Tidcombe devotes a chapter to each of three English women binders whom Tidcombe considers the first professionals of their gender. Each of them produced a body of fine work. Sarah Prideaux was the first well-known woman designer, teacher, and binding historian, although it is questionable whether she fully executed her bindings. Katharine Adams, with a 50-year career, was well- respected even among her male peers as a designer and fine hand binder. Sybil Pye, though self-taught, is considered one of the first modern design binders. An additional special feature of the book is comprehensive appendices which picture unique finishing tools used by these women as well as complete lists of all bindings they are known to have produced.
The appendices and notes comprise 46 pages, in fact, approximately a fifth of the book.
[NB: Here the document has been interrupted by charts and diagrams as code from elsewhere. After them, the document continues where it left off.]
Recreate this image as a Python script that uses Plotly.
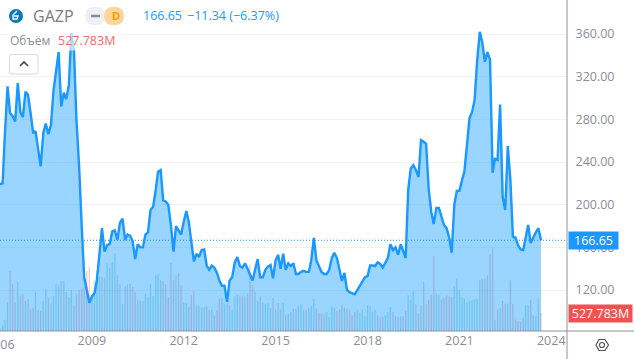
import pandas as pd
import plotly.graph_objects as go

W, H = 634, 359
PLOT_R, PLOT_B = 567, 331

# Monthly closes, starting January 2006
price = [219.4,220,267,311,286,283,278,314,287,282,306,303,286,267,269,251,236,267,276,266,
 275,307,326,343,292,305,299,312,361,345,279,237,181,132,120,108,114,117,129,153,
 178,156,162,163,175,176,167,183,187,167,172,171,166,149,163,160,160,172,174,195,
 198,214,231,232.5,204,203,200,181,156,180,176,172,184,194,184,167,147,154,151,157.5,
 158,143,139,143,141,136,129,124,124,109,129,132,146,151,142.5,141,145,140,135,129,
 139,149,132,132,139,142,143.5,131,148,153,140,154,139,145,142.5,145,135,135,137,138,
 137,137,148,169,148,141.5,137,135,135,139,150,155,150,139,128.5,136,120,118,117,116,
 120,124,129,132,133,143,143,142.5,146,144.5,141,146,150,163,157.5,160,153,163,157.5,150,
 214,234,237,232.5,226,260.6,259,257,214,193,182,197,197,187.5,181,178,169,155,200,213,
 213,223,231,256,281,287,298,335.6,362,352,334,343,336,230,243,242,294,207,195,255,
 223,170,169,162,158,157.5,170,181,164,170,174,178,166.65]

# Monthly volume in millions of shares
volume = [70,166,332,850,1759,1368,850,1436,1016,1075,879,928,625,674,1143,606,586,879,1241,977,
 821,1016,1368,1338,1465,1465,1143,996,1192,752,1075,1192,1241,1290,1759,1876,1094,1485,1759,1583,
 1583,1563,1993,1856,2022,2286,1632,1387,782,1309,1368,1387,1290,1143,899,879,879,1094,996,1368,
 1016,1632,1661,1485,1465,1368,996,1993,1485,1632,1700,1338,840,821,703,1045,1172,752,723,684,
 703,723,625,625,459,606,948,967,801,801,752,625,1016,1065,1016,1016,1016,1094,1954,1338,
 1143,879,996,840,782,821,674,967,625,821,625,821,459,508,547,645,645,723,782,625,
 625,684,723,938,655,537,508,479,557,410,723,684,586,625,752,684,655,606,459,557,
 625,528,625,430,752,723,557,625,459,410,430,459,557,703,557,430,410,430,430,586,
 1045,918,1172,782,528,752,1436,782,918,1045,2188,1094,1045,918,977,1045,1016,996,1309,1544,
 1211,996,948,850,879,899,918,938,1485,1534,1534,1632,2247,2423,332,625,684,879,801,801,
 1485,782,332,293,264,391,752,752,899,459,430,957,527.783]

dates = pd.date_range("2006-01-01", periods=len(price), freq="MS")
price_ticks = [120, 160, 200, 240, 280, 320, 360]
year_ticks = ["2009-01-01", "2012-01-01", "2015-01-01", "2018-01-01", "2021-01-01", "2024-01-01"]
year_labels = ["2009", "2012", "2015", "2018", "2021", "2024"]
first_year_label = "2006"

UP = "rgba(38,166,154,0.30)"
DOWN = "rgba(239,83,80,0.32)"
bar_colors = [DOWN if i and price[i] < price[i - 1] else UP for i in range(len(price))]
bar_colors[-1] = DOWN

BLUE = "#1a98ff"
FONT = "Open Sans"
GRAY = "#787b86"


def px(x):
    return x / W


def py(y):
    return 1 - y / H


def path(points, close=False):
    d = "M" + " L".join(f"{px(x):.5f},{py(y):.5f}" for x, y in points)
    return d + (" Z" if close else "")


def rrect(x0, y0, x1, y1, r):
    c = lambda x, y: f"{px(x):.5f},{py(y):.5f}"
    return (f"M{c(x0+r,y0)} L{c(x1-r,y0)} Q{c(x1,y0)} {c(x1,y0+r)} L{c(x1,y1-r)} Q{c(x1,y1)} {c(x1-r,y1)} "
            f"L{c(x0+r,y1)} Q{c(x0,y1)} {c(x0,y1-r)} L{c(x0,y0+r)} Q{c(x0,y0)} {c(x0+r,y0)} Z")


def pshape(d, fill="rgba(0,0,0,0)", line="rgba(0,0,0,0)", lw=0):
    return dict(type="path", xref="paper", yref="paper", path=d, fillcolor=fill,
                line=dict(color=line, width=lw), layer="above")


def note(x, y, text, color, size=12, **kw):
    return dict(xref="paper", yref="paper", x=px(x), y=py(y), text=text, showarrow=False,
                xanchor=kw.pop("xanchor", "left"), yanchor="middle",
                font=dict(family=FONT, size=size, color=color), **kw)


fig = go.Figure()
fig.add_bar(x=dates, y=volume, marker=dict(color=bar_colors, line_width=0), yaxis="y", hoverinfo="skip")
fig.add_scatter(x=dates, y=price, mode="lines", yaxis="y2", line=dict(color=BLUE, width=2.4),
                fill="tozeroy", fillcolor="rgba(0,150,255,0.40)", hoverinfo="skip")

shapes = [
    dict(type="line", xref="paper", yref="y2", x0=0, x1=px(PLOT_R), y0=price[-1], y1=price[-1],
         line=dict(color=BLUE, width=1, dash="1px,2px"), layer="above"),
    dict(type="rect", xref="paper", yref="paper", x0=px(PLOT_R), x1=1, y0=0, y1=1,
         fillcolor="white", line_width=0, layer="below"),
    dict(type="line", xref="paper", yref="paper", x0=px(PLOT_R), x1=px(PLOT_R), y0=0, y1=1,
         line=dict(color="#8f929b", width=1), layer="above"),
    dict(type="line", xref="paper", yref="paper", x0=0, x1=1, y0=py(PLOT_B), y1=py(PLOT_B),
         line=dict(color="#8f929b", width=1), layer="above"),
    pshape(rrect(85, 7, 105, 25, 9), fill="#eef0f5"),
    pshape(rrect(104, 7, 124, 25, 9), fill="#ffd699"),
    pshape(path([(91, 16), (100, 16)]), line="#8a8d96", lw=2.5),
    dict(type="circle", xref="paper", yref="paper", x0=px(9), x1=px(23), y0=py(23), y1=py(9),
         fillcolor="#0b78b8", line_width=0, layer="above"),
    pshape(path([(17, 11), (13, 15), (13, 19), (17, 19), (18, 16), (14, 16)]), line="white", lw=1.3),
    pshape(rrect(9.5, 54.5, 38, 74, 2.5), fill="white", line="#d6d8e0", lw=1),
    pshape(path([(20, 66), (24, 62), (28, 66)]), line="#444", lw=1.6),
    pshape(path([(596, 345), (599, 339.5), (605, 339.5), (608.5, 345), (605, 350.5), (599, 350.5)], close=True),
           line="#555", lw=1.2),
    dict(type="circle", xref="paper", yref="paper", x0=px(599.5), x1=px(604.5), y0=py(347.5), y1=py(342.5),
         line=dict(color="#555", width=1.2), layer="above"),
]

annotations = [
    note(31, 16, "GAZP", GRAY, 16),
    note(110, 16, "<b>D</b>", "#ff9800", 11),
    note(141, 16, "166.65", BLUE, 12.5),
    note(185, 16, "−11.34 (−6.37%)", BLUE, 12.5),
    note(8, 40.5, "Объём", "#8a8d96", 12, bgcolor="rgba(255,255,255,0.65)"),
    note(56, 40.5, "527.783M", "#f46a6a", 12.5, bgcolor="rgba(255,255,255,0.65)"),
    note(568, 240.5, "166.65", "white", 12.5, bgcolor=BLUE, borderpad=1, width=47, height=15, align="center"),
    note(568, 313, "527.783M", "white", 12.5, bgcolor="#ef5350", borderpad=1, width=61, height=15, align="center"),
    note(0, 344, first_year_label, "#8a8d96", 12.5, xanchor="center"),
]

fig.update_layout(
    width=W, height=H, margin=dict(l=0, r=0, t=0, b=0, autoexpand=False),
    paper_bgcolor="white", plot_bgcolor="white", showlegend=False, bargap=0.45,
    font=dict(family=FONT, color=GRAY, size=12),
    xaxis=dict(type="date", domain=[0, PLOT_R / W], range=["2006-01-01", "2024-07-07"],
               tickmode="array", tickvals=year_ticks, ticktext=year_labels, showgrid=False,
               zeroline=False, ticks="", tickfont=dict(size=12.5, color="#8a8d96"), ticklabelposition="outside"),
    yaxis=dict(domain=[1 - PLOT_B / H, 1], range=[0, 9700], visible=False, fixedrange=True),
    yaxis2=dict(domain=[1 - PLOT_B / H, 1], overlaying="y", side="right", anchor="x",
                range=[81.6, 391.9], tickmode="array", tickvals=price_ticks,
                tickformat=".2f", gridcolor="#f0f3fa", gridwidth=1, zeroline=False,
                ticks="outside", ticklen=5, tickcolor="rgba(0,0,0,0)",
                tickfont=dict(size=12.5, color="#8a8d96"), showline=False),
    shapes=shapes, annotations=annotations,
)

fig.write_html("out.html", config=dict(displayModeBar=False),
               post_script="document.body.style.margin='0';document.documentElement.style.overflow='hidden';")
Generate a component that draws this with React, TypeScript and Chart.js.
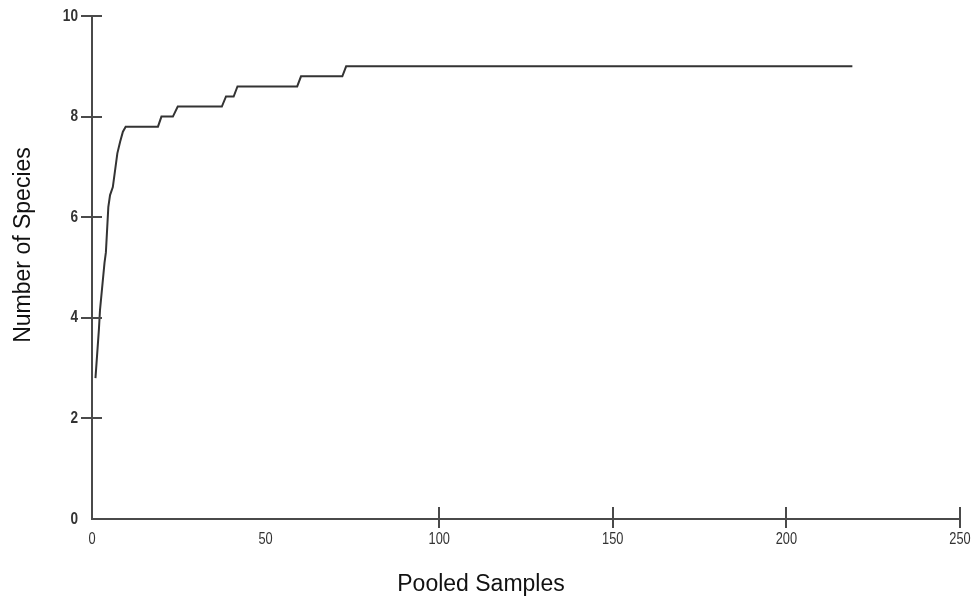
import React, { useEffect, useRef } from "react";
import { Chart, registerables } from "chart.js";

Chart.register(...registerables);

// Species accumulation curve breakpoints
const pooledSamples = [1, 2, 2.3, 3.6, 4, 4.7, 5.2, 6, 7.3, 8.1, 8.9, 9.7, 19, 20, 23.3, 24.7, 37.4, 38.6, 40.8, 41.9, 59.1, 60.2, 72.1, 73.2, 219];
const speciesCount = [2.8, 3.78, 4.15, 5.09, 5.3, 6.2, 6.44, 6.6, 7.27, 7.5, 7.7, 7.8, 7.8, 8.0, 8.0, 8.2, 8.2, 8.4, 8.4, 8.6, 8.6, 8.8, 8.8, 9.0, 9.0];

const xTickLabels = [0, 50, 100, 150, 200, 250];
const yTickLabels = [0, 2, 4, 6, 8, 10];
const xTickMarks = [100, 150, 200, 250];
const yTickMarks = [2, 4, 6, 8, 10];
const xTitle = "Pooled Samples";
const yTitle = "Number of Species";

const AXIS_COLOR = "#4a4a4a";
const LABEL_FONT = "'Liberation Sans', Arial, sans-serif";
const NARROW = 0.8;

const decorPlugin = {
  id: "decor",
  afterDraw(chart: any) {
    const { ctx, scales, chartArea } = chart;
    const xs = scales.x;
    const ys = scales.y;
    ctx.save();
    ctx.strokeStyle = AXIS_COLOR;
    ctx.lineWidth = 2;
    ctx.beginPath();
    for (const v of yTickMarks) {
      const py = Math.round(ys.getPixelForValue(v));
      ctx.moveTo(chartArea.left - 11, py);
      ctx.lineTo(chartArea.left + 10, py);
    }
    for (const v of xTickMarks) {
      const px = Math.round(xs.getPixelForValue(v));
      ctx.moveTo(px, chartArea.bottom - 12);
      ctx.lineTo(px, chartArea.bottom + 9);
    }
    ctx.stroke();

    // tick labels (narrow)
    ctx.fillStyle = "#333";
    ctx.textBaseline = "middle";
    ctx.font = "bold 17px " + LABEL_FONT;
    ctx.textAlign = "right";
    for (const v of yTickLabels) {
      const py = ys.getPixelForValue(v);
      ctx.save();
      ctx.translate(chartArea.left - 14, py);
      ctx.scale(NARROW, 1);
      ctx.fillText(String(v), 0, 0);
      ctx.restore();
    }
    ctx.font = "16px " + LABEL_FONT;
    ctx.textAlign = "center";
    for (const v of xTickLabels) {
      const px = xs.getPixelForValue(v);
      ctx.save();
      ctx.translate(px, chartArea.bottom + 21);
      ctx.scale(NARROW, 1);
      ctx.fillText(String(v), 0, 0);
      ctx.restore();
    }

    ctx.fillStyle = "#111";
    ctx.font = "23px " + LABEL_FONT;
    ctx.textAlign = "center";
    ctx.textBaseline = "alphabetic";
    ctx.fillText(xTitle, 481, 591);

    ctx.translate(30, 245);
    ctx.rotate(-Math.PI / 2);
    ctx.fillText(yTitle, 0, 0);
    ctx.restore();
  },
};

export default function App() {
  const ref = useRef<HTMLCanvasElement | null>(null);

  useEffect(() => {
    if (!ref.current) return;
    const chart = new Chart(ref.current, {
      type: "line",
      data: {
        datasets: [
          {
            data: pooledSamples.map((x, i) => ({ x, y: speciesCount[i] })),
            borderColor: "#333333",
            borderWidth: 2,
            pointRadius: 0,
            tension: 0,
            fill: false,
          },
        ],
      },
      options: {
        animation: false,
        responsive: false,
        devicePixelRatio: 1,
        layout: { padding: { left: 0, right: 14, top: 16, bottom: 0 } },
        plugins: { legend: { display: false }, tooltip: { enabled: false } },
        scales: {
          x: {
            type: "linear",
            min: 0,
            max: 250,
            grid: { display: false, drawTicks: false },
            border: { display: true, color: AXIS_COLOR, width: 2 },
            ticks: { display: false, stepSize: 50 },
            afterFit: (s: any) => {
              s.height = 82;
            },
          },
          y: {
            type: "linear",
            min: 0,
            max: 10,
            grid: { display: false, drawTicks: false },
            border: { display: true, color: AXIS_COLOR, width: 2 },
            ticks: { display: false, stepSize: 2 },
            afterFit: (s: any) => {
              s.width = 92;
            },
          },
        },
      },
      plugins: [decorPlugin],
    });
    return () => chart.destroy();
  }, []);

  return (
    <div style={{ position: "fixed", left: 0, top: 0, width: 974, height: 601, background: "#fff" }}>
      <canvas ref={ref} width={974} height={601} style={{ display: "block" }} />
    </div>
  );
}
They include another list of the bindings of one of Prideaux's students, Elizabeth McColl; lists of the women associated with The Guild of Women Binders; and even a list of women binders not mentioned in the text! The notes are of interest as one reads through the text and some lend themselves as spin-offs for personal study. The book's only fault, perhaps, is in offering so much information that it is difficult to assimilate when the book is read from start to finish. The clean book design by Peter Guy, however, and the organization of the material, supported by numerous well-placed black and white photographs and 32 color plates, help make it easier to absorb and refer back to specific topics. This book is destined to become a standard reference on the women in bookbinding as well as a point of departure for further investigations on the subject.
Private lessons were the only way women had to learn the craft, and toward the end of the book, Tidcombe emphasizes that the work of many women binders of this era is not necessarily of high standard. Outside Britain, many women were taught by women who were still students themselves, and many were geographically removed from centers of bookbinding activity and missed criticism essential in developing good skills. American women who were fortunate to study with Cobden-Sanderson at his Doves Bindery in London are mentioned in this last chapter - including Evelyn Hunter Nordhoff, Emily Preston, and Ellen Gates Starr. Other American women binders active at this time - such as Mary Crease Sears and Agnes St. John of Boston, Edith Diehl of New York, and Octavia Holden of San Francisco - are described briefly. The text closes rather abruptly with Tidcombe discrediting the popular belief that Cobden-Sanderson had an overwhelming influence in the U.S. Tidcombe notes that of the 49 members of the Guild of Book Workers in 1907, only six were students of the Doves Bindery. Many Americans also had lessons in France and elsewhere.
Women Bookbinders is written with a clear, unromantic, matter-of-fact objectivity. The author claims the book is not a work of criticism, but she offers the occasional critical comment to be expected from someone as knowledgeable as she is about binding from this period. What Tidcombe has accomplished, however, is a handsome publication which fills a major void in the history of bookbinding.